I arrived at the cottage to find that it was an in-law building built behind another home and accessible only from an alley, not the street on which its address implied it sat. It was surrounded by overflowing dumpsters and recycling bins. The entire house was no more than 250 square feet, and it smelled of dead mice and mold. It appeared (and smelled!) as if it had been vacant for some time. There were no interior walls, and the ceilings were only about six feet high. There were holes and cracks in the wood flooring that appeared to be open to a crawl space below. There was no overhead lighting. A previous tenant had been heating the building with a space heater. The refrigerator was mid-1950s vintage–and not in a good way. I’ll spare you a description of the bathroom.
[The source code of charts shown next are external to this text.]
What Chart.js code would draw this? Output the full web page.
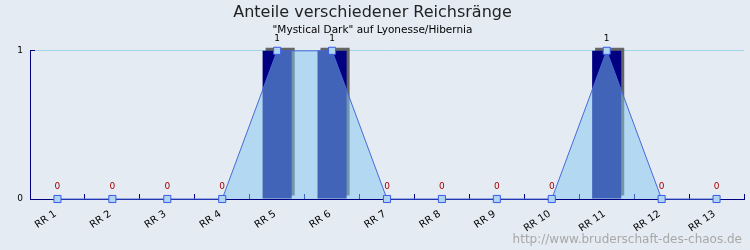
<!DOCTYPE html>
<html>
<head>
<meta charset="utf-8">
<script src="https://cdn.jsdelivr.net/npm/chart.js@4/dist/chart.umd.min.js"></script>
<style>
  html, body { margin: 0; padding: 0; background: #E4EBF3; }
  #wrap { width: 750px; height: 250px; position: relative; }
</style>
</head>
<body>
<div id="wrap"><canvas id="c" width="750" height="250"></canvas></div>
<script>
// ---- data ----
const categories = ["RR 1","RR 2","RR 3","RR 4","RR 5","RR 6","RR 7","RR 8","RR 9","RR 10","RR 11","RR 12","RR 13"];
const barValues  = [0,0,0,0,1,1,0,0,0,0,1,0,0];
const lineValues = [0,0,0,0,1,1,0,0,0,0,1,0,0];
const yTicks = [0, 1];
const titleText = "Anteile verschiedener Reichsränge";
const subtitleText = "\"Mystical Dark\" auf Lyonesse/Hibernia";
const watermarkText = "http://www.bruderschaft-des-chaos.de";

const BG = '#E4EBF3';
const NAVY = '#000080';

const bgPlugin = {
  id: 'bg',
  beforeDraw(chart) {
    const ctx = chart.ctx;
    ctx.save();
    ctx.fillStyle = BG;
    ctx.fillRect(0, 0, chart.width, chart.height);
    ctx.restore();
  }
};

const shadowPlugin = {
  id: 'barShadow',
  beforeDatasetDraw(chart, args) {
    if (chart.data.datasets[args.index].type === 'bar') {
      const ctx = chart.ctx;
      ctx.save();
      ctx.shadowColor = '#666666';
      ctx.shadowOffsetX = 3;
      ctx.shadowOffsetY = -3;
      ctx.shadowBlur = 0;
    }
  },
  afterDatasetDraw(chart, args) {
    if (chart.data.datasets[args.index].type === 'bar') {
      chart.ctx.restore();
    }
  }
};

const valueLabelPlugin = {
  id: 'valueLabels',
  afterDatasetsDraw(chart) {
    const idx = chart.data.datasets.findIndex(d => d.type === 'line');
    const meta = chart.getDatasetMeta(idx);
    const vals = chart.data.datasets[idx].data;
    const ctx = chart.ctx;
    ctx.save();
    ctx.font = '9px "DejaVu Sans"';
    ctx.textAlign = 'center';
    ctx.textBaseline = 'middle';
    meta.data.forEach((pt, i) => {
      const v = vals[i];
      ctx.fillStyle = v === 0 ? '#AA0000' : '#000000';
      ctx.fillText(String(v), pt.x, pt.y - 12);
    });
    ctx.restore();
  }
};

const watermarkPlugin = {
  id: 'watermark',
  afterDraw(chart) {
    const ctx = chart.ctx;
    ctx.save();
    ctx.font = '12px "DejaVu Sans"';
    ctx.fillStyle = '#A8A8A8';
    ctx.textAlign = 'right';
    ctx.textBaseline = 'middle';
    ctx.fillText(watermarkText, 742, 240);
    ctx.restore();
  }
};

new Chart(document.getElementById('c'), {
  data: {
    labels: categories,
    datasets: [
      {
        type: 'line',
        data: lineValues,
        order: 0,
        clip: false,
        borderColor: '#4A6AD8',
        borderWidth: 1,
        backgroundColor: 'rgba(130,198,240,0.5)',
        fill: 'origin',
        tension: 0,
        pointStyle: 'rect',
        pointRadius: 5,
        pointBorderWidth: 1,
        pointBorderColor: '#3A5CE8',
        pointBackgroundColor: '#AED4F0'
      },
      {
        type: 'bar',
        data: barValues,
        order: 1,
        clip: false,
        backgroundColor: NAVY,
        borderWidth: 0,
        categoryPercentage: 1,
        barPercentage: 0.53
      }
    ]
  },
  options: {
    responsive: false,
    animation: false,
    events: [],
    layout: { padding: { left: 0, right: 5, top: 0, bottom: 0 } },
    plugins: {
      legend: { display: false },
      tooltip: { enabled: false },
      title: {
        display: true,
        text: titleText,
        color: '#222222',
        font: { family: '"DejaVu Sans"', size: 16, weight: 'normal' },
        padding: { top: 3, bottom: 2 }
      },
      subtitle: {
        display: true,
        text: subtitleText,
        color: '#000000',
        font: { family: '"DejaVu Sans"', size: 10.5, weight: 'normal' },
        padding: { top: 0, bottom: 14 }
      }
    },
    scales: {
      x: {
        type: 'category',
        offset: true,
        grid: {
          offset: true,
          drawOnChartArea: false,
          drawTicks: true,
          tickLength: -5,
          tickColor: NAVY
        },
        border: { display: true, color: NAVY, width: 1 },
        ticks: {
          color: '#000000',
          font: { family: '"DejaVu Sans"', size: 10 },
          minRotation: 34,
          maxRotation: 34,
          autoSkip: false,
          labelOffset: -2,
          padding: 14
        },
        afterFit(scale) { scale.height = 51; }
      },
      y: {
        min: 0,
        max: 1,
        afterBuildTicks(scale) { scale.ticks = yTicks.map(v => ({ value: v })); },
        grid: {
          color: '#9FD5E6',
          drawTicks: true,
          tickLength: -5,
          tickColor: NAVY
        },
        border: { display: true, color: NAVY, width: 1 },
        ticks: {
          color: '#000000',
          font: { family: '"DejaVu Sans"', size: 9 },
          padding: 12
        },
        afterFit(scale) { scale.width = 30; }
      }
    }
  },
  plugins: [bgPlugin, shadowPlugin, valueLabelPlugin, watermarkPlugin]
});
</script>
</body>
</html>
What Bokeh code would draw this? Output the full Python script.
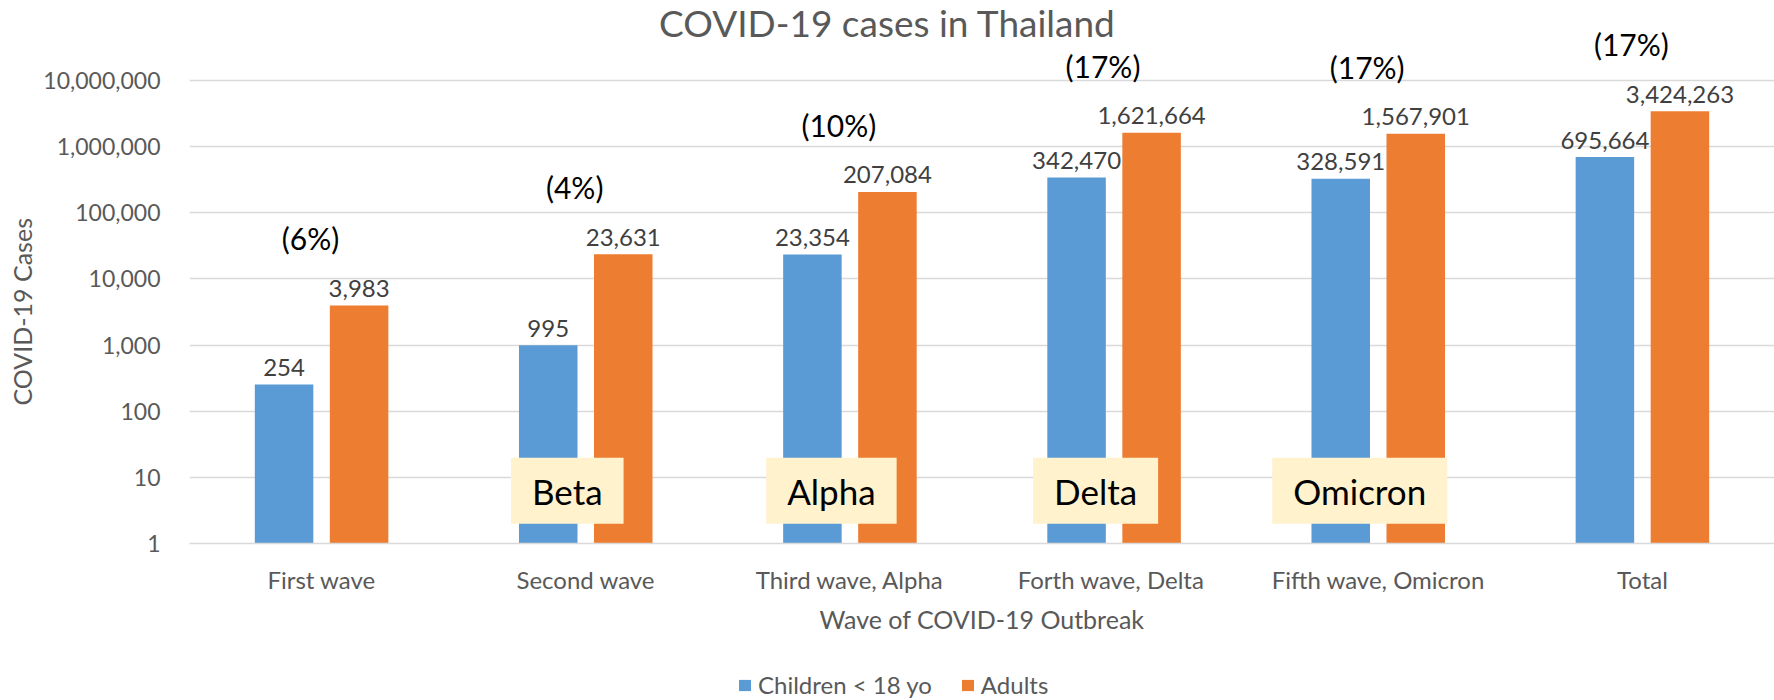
from bokeh.plotting import figure
from bokeh.layouts import column
from bokeh.models import (FactorRange, Range1d, FixedTicker, NumeralTickFormatter,
                          Legend, LegendItem, ColumnDataSource, Label, Title)
from bokeh.transform import dodge
from bokeh.core.properties import value
from bokeh.embed import file_html
from bokeh.resources import INLINE

# ---------------- data ----------------
categories = ["First wave", "Second wave", "Third wave, Alpha", "Forth  wave, Delta",
              "Fifth wave, Omicron", "Total"]
children = [254, 995, 23354, 342470, 328591, 695664]
adults = [3983, 23631, 207084, 1621664, 1567901, 3424263]
share_labels = ["(6%)", "(4%)", "(10%)", "(17%)", "(17%)", "(17%)"]
variants = ["", "Beta", "Alpha", "Delta", "Omicron", ""]
y_ticks = [1, 10, 100, 1000, 10000, 100000, 1000000, 10000000]
series_names = ["Children < 18 yo", "Adults"]
title_text = "COVID-19 cases in Thailand"
x_title = "Wave of COVID-19 Outbreak"
y_title = "COVID-19 Cases"

FONT = "Lato"
BLUE = "#5B9BD5"
ORANGE = "#ED7D31"
GREY = "#595959"

src = ColumnDataSource(dict(
    cat=categories,
    children=children,
    adults=adults,
    children_txt=[f"{v:,}" for v in children],
    adults_txt=[f"{v:,}" for v in adults],
    share=share_labels,
))

vi = [i for i, v in enumerate(variants) if v]
vsrc = ColumnDataSource(dict(cat=[categories[i] for i in vi],
                             txt=[variants[i] for i in vi]))

# frame spans the full height above the x axis; 1..1e7 occupy its lower part
DECADE_PX = 66.14
FRAME_H = 543
y_top = 10 ** (FRAME_H / DECADE_PX)

p = figure(x_range=FactorRange(factors=categories, range_padding=0),
           y_range=Range1d(1, y_top), y_axis_type="log",
           width=1774, height=652, output_backend="svg", toolbar_location=None,
           min_border_left=189, min_border_right=0, min_border_top=0,
           min_border_bottom=109)
p.outline_line_color = None
p.background_fill_color = "white"
p.border_fill_color = "white"

# title (drawn inside the plotting area, above the bars)
p.add_layout(Label(x=698, y=521, x_units="screen", y_units="screen",
                   text=title_text, text_align="center", text_baseline="alphabetic",
                   text_font=FONT, text_font_size="37px", text_color=GREY))

# grid
p.xgrid.grid_line_color = None
p.ygrid.grid_line_color = "#D9D9D9"
p.ygrid.grid_line_width = 1.5

# y axis
p.yaxis.ticker = FixedTicker(ticks=y_ticks)
p.yaxis.formatter = NumeralTickFormatter(format="0,0")
p.yaxis.axis_line_color = None
p.yaxis.major_tick_line_color = None
p.yaxis.minor_tick_line_color = None
p.yaxis.major_label_standoff = 23
p.yaxis.major_label_text_font = FONT
p.yaxis.major_label_text_font_size = "23px"
p.yaxis.major_label_text_color = GREY

# y axis title, centred on the 1..1e7 part of the axis
p.add_layout(Title(text=y_title, align="left", offset=138, text_font=FONT,
                   text_font_size="25px", text_font_style="normal",
                   text_color=GREY, standoff=8), "left")

# x axis
p.xaxis.axis_line_color = "#D9D9D9"
p.xaxis.axis_line_width = 1.5
p.xaxis.major_tick_line_color = None
p.xaxis.minor_tick_line_color = None
p.xaxis.major_label_standoff = 15
p.xaxis.major_label_text_font = FONT
p.xaxis.major_label_text_font_size = "24px"
p.xaxis.major_label_text_color = GREY
p.xaxis.axis_label = x_title
p.xaxis.axis_label_text_font = FONT
p.xaxis.axis_label_text_font_size = "25px"
p.xaxis.axis_label_text_font_style = "normal"
p.xaxis.axis_label_text_color = GREY
p.xaxis.axis_label_standoff = 7

# bars
OFF = 0.142
W = 0.2215
rb = p.vbar(x=dodge("cat", -OFF, range=p.x_range), top="children", bottom=1, width=W,
            source=src, fill_color=BLUE, line_color=None)
ra = p.vbar(x=dodge("cat", OFF, range=p.x_range), top="adults", bottom=1, width=W,
            source=src, fill_color=ORANGE, line_color=None)

# value labels
p.text(x=dodge("cat", -OFF, range=p.x_range), y="children", text="children_txt", source=src,
       text_align="center", text_baseline="alphabetic", y_offset=-17,
       text_font=value(FONT), text_font_size="24px", text_color="#404040")
p.text(x=dodge("cat", OFF, range=p.x_range), y="adults", text="adults_txt", source=src,
       text_align="center", text_baseline="alphabetic", y_offset=-17,
       text_font=value(FONT), text_font_size="24px", text_color="#404040")

# share of children labels
p.text(x=dodge("cat", -0.042, range=p.x_range), y="adults", text="share", source=src,
       text_align="center", text_baseline="middle", y_offset=-67,
       text_font=value(FONT), text_font_size="30px", text_color="black")

# variant boxes
p.text(x=dodge("cat", -0.07, range=p.x_range), y=6.3, text="txt", source=vsrc,
       text_align="center", text_baseline="middle",
       text_font=value(FONT), text_font_size="35px", text_color="black",
       background_fill_color="#FFF2CC",
       padding=dict(left=21, right=21, top=12, bottom=12))

# ---------------- legend strip under the chart ----------------
q = figure(width=1774, height=48, output_backend="svg", toolbar_location=None,
           x_range=Range1d(0, 1), y_range=Range1d(0, 1),
           x_axis_location=None, y_axis_location=None,
           min_border_left=0, min_border_right=0, min_border_top=0, min_border_bottom=0)
q.grid.visible = False
q.outline_line_color = None
q.background_fill_color = "white"
q.border_fill_color = "white"
# placeholder swatch renderers (entirely outside the visible ranges) that feed the legend
lb = q.vbar(x=[-5], top=[-2], bottom=-3, width=0.1, fill_color=BLUE, line_color=None)
la = q.vbar(x=[-5], top=[-2], bottom=-3, width=0.1, fill_color=ORANGE, line_color=None)
legend = Legend(items=[LegendItem(label=series_names[0], renderers=[lb]),
                       LegendItem(label=series_names[1], renderers=[la])],
                location=(548, 1), orientation="horizontal",
                border_line_color=None, background_fill_alpha=0,
                padding=0, margin=0, spacing=28, label_standoff=6,
                glyph_width=15, glyph_height=14, label_height=16,
                label_text_font=FONT, label_text_font_size="24px",
                label_text_color=GREY)
q.add_layout(legend)

layout = column(p, q, spacing=0)
open("out.html", "w").write(file_html(layout, INLINE))
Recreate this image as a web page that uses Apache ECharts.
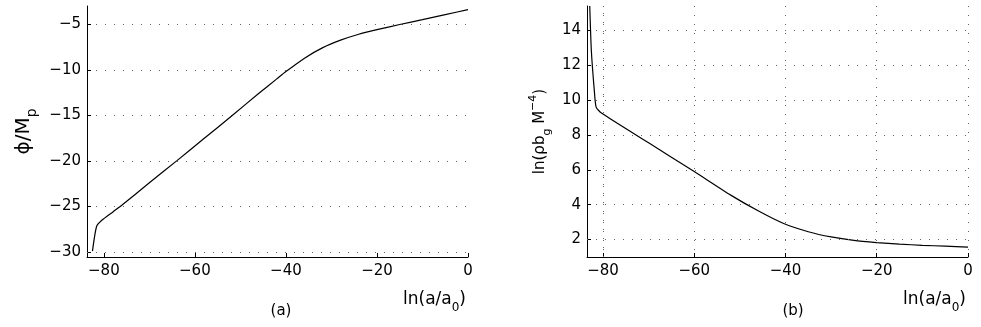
<!DOCTYPE html>
<html>
<head>
<meta charset="utf-8">
<script src="https://cdn.jsdelivr.net/npm/echarts@6/dist/echarts.min.js"></script>
<style>
  html, body { margin: 0; padding: 0; background: #fff; }
  #chart { width: 981px; height: 327px; }
</style>
</head>
<body>
<div id="chart"></div>
<script>
// panel (a): phi / M_p against ln(a/a0)
const xA = [-82.5, -81.6, -80.5, -78, -76, -70, -64, -58, -52, -46, -42, -40, -36, -32, -28, -24, -20, -15, -10, -5, 0];
const yA = [-29.9, -27.2, -26.55, -25.6, -24.85, -22.4, -20.0, -17.55, -15.1, -12.6, -11.0, -10.2, -8.75, -7.6, -6.75, -6.1, -5.6, -5.03, -4.5, -3.95, -3.4];

// panel (b): ln(rho b_g M^-4) against ln(a/a0)
const xB = [-82.9, -82.55, -81.9, -81.5, -80.35, -70, -60, -52, -46, -40.4, -35, -30, -25, -20, -15, -10, -5, 0];
const yB = [15.4, 12.85, 10.56, 9.6, 9.26, 7.55, 5.9, 4.55, 3.65, 2.92, 2.45, 2.15, 1.95, 1.83, 1.74, 1.67, 1.62, 1.57];

const xTicks = [-80, -60, -40, -20, 0];
const yTicksA = [-30, -25, -20, -15, -10, -5];
const yTicksB = [2, 4, 6, 8, 10, 12, 14];

const FONT = 'DejaVu Sans';
const minus = v => String(v).replace('-', '\u2212');

function richOf(size, subSize) {
  return {
    t: { fontFamily: FONT, fontSize: size, color: '#000', lineHeight: size + 10 },
    sub: { fontFamily: FONT, fontSize: subSize, color: '#000', lineHeight: subSize, verticalAlign: 'bottom' },
    sup: { fontFamily: FONT, fontSize: subSize, color: '#000', lineHeight: subSize, verticalAlign: 'top' }
  };
}

const dotted = { color: '#666', width: 1, type: [1, 8] };

function xAxisOf(idx, min, split) {
  return {
    type: 'value', gridIndex: idx, min: min, max: 0, splitNumber: 5,
    axisLine: { show: true, onZero: false, lineStyle: { color: '#000', width: 1 } },
    axisTick: { show: true, inside: true, length: 4, customValues: xTicks, lineStyle: { color: '#000' } },
    axisLabel: { customValues: xTicks, formatter: minus, color: '#000', fontFamily: FONT, fontSize: 15, margin: 7 },
    splitLine: { show: split, lineStyle: dotted }
  };
}

function yAxisOf(idx, min, max, split, ticks, name, gap, rich) {
  return {
    type: 'value', gridIndex: idx, min: min, max: max, splitNumber: split,
    name: name, nameLocation: 'middle', nameRotate: 90, nameGap: gap,
    nameTextStyle: { rich: rich },
    axisLine: { show: true, onZero: false, lineStyle: { color: '#000', width: 1 } },
    axisTick: { show: true, inside: true, length: 4, customValues: ticks, lineStyle: { color: '#000' } },
    axisLabel: { customValues: ticks, formatter: minus, color: '#000', fontFamily: FONT, fontSize: 15, margin: 6 },
    splitLine: { show: true, lineStyle: dotted }
  };
}

// the lowest grid line of each axis is not drawn by splitLine, so add it here
const firstLines = data => ({
  silent: true, symbol: 'none', label: { show: false },
  lineStyle: dotted, emphasis: { disabled: true }, data: data
});

const chart = echarts.init(document.getElementById('chart'));
chart.setOption({
  animation: false,
  backgroundColor: '#fff',
  grid: [
    { left: 87, right: 513, top: 6, bottom: 70 },
    { left: 587, right: 13, top: 6, bottom: 70 }
  ],
  xAxis: [xAxisOf(0, -83.7, false), xAxisOf(1, -83.5, true)],
  yAxis: [
    yAxisOf(0, -30.55, -3, 5, yTicksA, '{t|\u03d5/M}{sub|p}', 48, richOf(20, 14)),
    yAxisOf(1, 1.0, 15.4, 7, yTicksB, '{t|ln(\u03c1b}{sub|g}{t| M}{sup|\u22124}{t|)}', 34, richOf(15, 11))
  ],
  graphic: [
    { type: 'text', x: 466, y: 300, style: { text: '{t|ln(a/a}{sub|0}{t|)}', rich: richOf(17, 12), align: 'right', verticalAlign: 'middle' } },
    { type: 'text', x: 966, y: 300, style: { text: '{t|ln(a/a}{sub|0}{t|)}', rich: richOf(17, 12), align: 'right', verticalAlign: 'middle' } },
    { type: 'text', x: 281, y: 311, style: { text: '(a)', fill: '#000', font: '15px "DejaVu Sans"', align: 'center', verticalAlign: 'middle' } },
    { type: 'text', x: 793, y: 311, style: { text: '(b)', fill: '#000', font: '15px "DejaVu Sans"', align: 'center', verticalAlign: 'middle' } }
  ],
  series: [
    {
      type: 'line', xAxisIndex: 0, yAxisIndex: 0, showSymbol: false, smooth: 0.2,
      lineStyle: { color: '#000', width: 1.2 },
      data: xA.map((x, i) => [x, yA[i]]),
      markLine: firstLines([{ yAxis: yTicksA[0] }])
    },
    {
      type: 'line', xAxisIndex: 1, yAxisIndex: 1, showSymbol: false, smooth: 0.2,
      lineStyle: { color: '#000', width: 1.2 },
      data: xB.map((x, i) => [x, yB[i]]),
      markLine: firstLines([{ yAxis: yTicksB[0] }, { xAxis: xTicks[0] }])
    }
  ]
});
</script>
</body>
</html>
Basically, this place was a nightmare. The punchline to this story? The landlord wanted $900 a month plus utilities.
So why am I posting this on Librations? What does it have to do with libraries, or beer for that matter? First, I really wanted a drink after seeing this place. And second, this is a great example of how I could have applied my super-librarian powers of information literacy skillz to a real-life situation.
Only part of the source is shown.